Ideally, Kachel and Lance will interview 100 subjects, equally divided into three categories: those from districts that have gained librarians, those from districts that have lost some, and those from districts that have eliminated librarians altogether. “I’m very keen to see what we can learn,” Lance says. “For the most part, efforts to defend and support school librarians and their jobs have focused on the places where the jobs are presently endangered. The problem, to me, is once that job does disappear, then what happens? Everyone moves on to the next place where the librarians are endangered. One of my questions is, what about all these places that don’t have librarians anymore?”

Of the leaders from districts that don’t have librarians anymore, Lance says, “I want to ask, to put it colloquially, ‘What’s going on there? How do you get by without a school librarian? Is anybody doing any part of that job? Do you think everybody’s doing that job now? Are you trying to lean on your public library more?’ There are all kinds of scenarios that people might give you in answer to that ‘so what are you doing now’ question.
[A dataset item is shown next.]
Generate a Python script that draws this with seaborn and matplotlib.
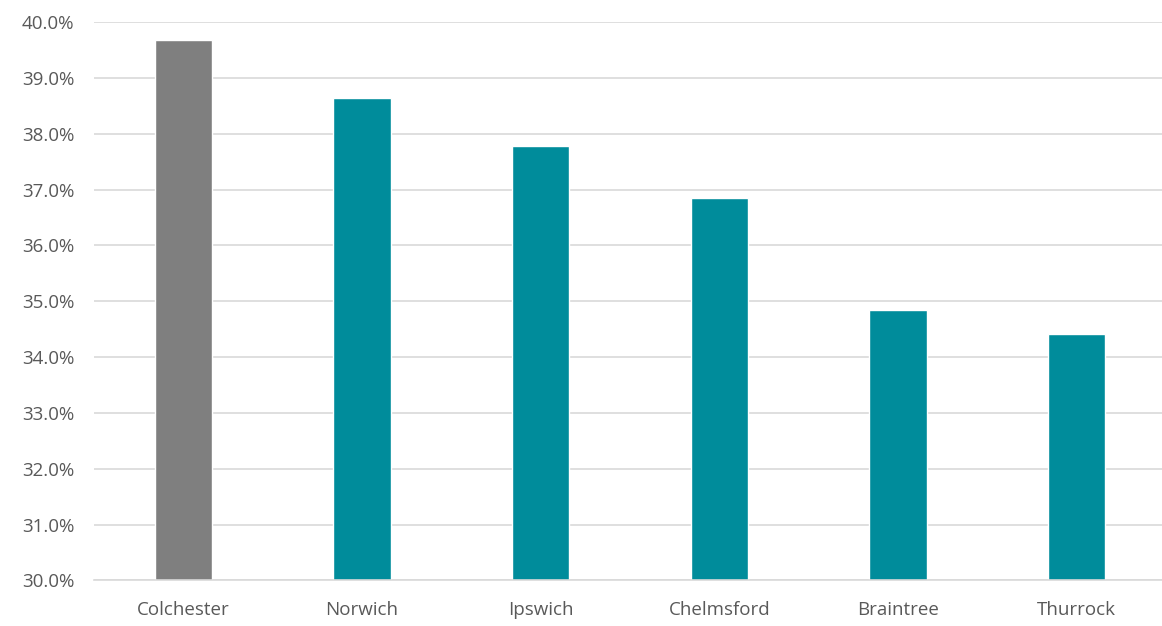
import matplotlib
matplotlib.use("Agg")
import matplotlib.pyplot as plt
import seaborn as sns
import pandas as pd
from matplotlib.ticker import FuncFormatter, MultipleLocator

categories = ["Colchester", "Norwich", "Ipswich", "Chelmsford", "Braintree", "Thurrock"]
values = [39.68, 38.64, 37.78, 36.85, 34.84, 34.41]
bar_colors = ["#7f7f7f", "#008c9b", "#008c9b", "#008c9b", "#008c9b", "#008c9b"]

df = pd.DataFrame({"town": categories, "share": values})

sns.set_theme(style="white")
plt.rcParams["font.family"] = ["Open Sans", "DejaVu Sans"]

fig = plt.figure(figsize=(11.62, 6.26), dpi=100)
ax = fig.add_axes([0.0809, 0.0727, 0.9226, 0.8922])

sns.barplot(data=df, x="town", y="share", hue="town", palette=bar_colors,
            width=0.32, legend=False, saturation=1, ax=ax)

ax.set_ylim(30, 40)
ax.yaxis.set_major_locator(MultipleLocator(1))
ax.yaxis.set_major_formatter(FuncFormatter(lambda v, _: f"{v:.1f}%"))
ax.set_xlim(-0.5, len(categories) - 0.5)

ax.grid(axis="y", color="#d9d9d9", linewidth=1.2)
ax.set_axisbelow(True)
for side in ["left", "right", "top"]:
    ax.spines[side].set_visible(False)
ax.spines["bottom"].set_color("#d9d9d9")
ax.spines["bottom"].set_linewidth(1.2)

ax.set_xlabel("")
ax.set_ylabel("")
ax.tick_params(axis="both", length=0, labelsize=13.5, labelcolor="#595959")
ax.tick_params(axis="x", pad=15)
ax.tick_params(axis="y", pad=14)

fig.savefig("out.png", dpi=100)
But that question has not been asked a lot. And it definitely hasn’t been asked nationwide on a systematic basis, which we hope to be able to do.”

As the study has progressed, Lance has had some additional realizations about putting the findings in context. “I’ve become more and more conscious of what an organic thing a school is and how that affects what a school librarian can do,” he says. “In order for a school librarian to do the best job they can do, they have to have a certain kind of a climate to work in. There’s all this structural stuff in the day-to-day life of the school that has to be right in order for things to work.”

Lance mentions the way that colleague Leslie Maniotes, in her books and workshops on guided inquiry design, explores how these various elements must come together. “Leslie really brings home to school districts the point, ‘I’m not just asking you to hire a librarian. You’ve got to create a whole climate for your school that will enable the librarian and the ed tech person and the teachers to work together in a way that helps kids learn how to ask their own questions, how to develop strategies for finding information to address [those questions], and how to use that information to produce something.”

In Lance’s view, the professional isolation of school librarians is also a huge part of the problem. “If you’re lucky, the school librarian knows what their job is and what they ought to be doing,” he says. “The chances of their administrator who is supervising them fully understanding what they should expect from that librarian and what they should do are probably not great. With so many places with no librarian, we are at risk of having a substantial part of a generation of administrators who don’t know what a school librarian is—it sounds like something from the 1970s to them.”

Referring to the forthcoming interviews with administrators, Lance adds, “If we can get them to talk in any consequential detail about how they function without a librarian, that could be really valuable information not only for them to share with each other, but definitely for the school library community to take on board. Because otherwise, we’re just defending an ever-shrinking profession. We’ve got to deal with all those have-nots in that growing group.”

As they launch into the next phase of the study, both Lance and Kachel reiterate that the real issue at hand is equity. Of the 13,000 districts in the NCES data from 2015 to 2019, nearly equal numbers of districts lost some librarians, lost all librarians, or gained some librarians. But the bottom line, according to Kachel, is that “the gap between the have and have-not schools is getting wider and wider each year.”

Kachel notes that she and Lance spent several years trying to obtain funding for this study before they received their IMLS grant. She explains their reasons for sticking with it: “No one has ever asked school decision makers, ‘What is it that you’re really looking for in terms of providing information and technology services to your kids? If it’s not a school librarian, what is it that you’re looking for? And how are you finding personnel to staff what you’re looking for?’ We hope we can finally get some answers about the realities of K–12 education right now and what the expectations are for information and technology services. Because looking at the NCES data, whatever we’re doing right now is not working. We are losing librarians every single year. Something has to change, something has to be different—and we really hope this project is going to shine a light on that.”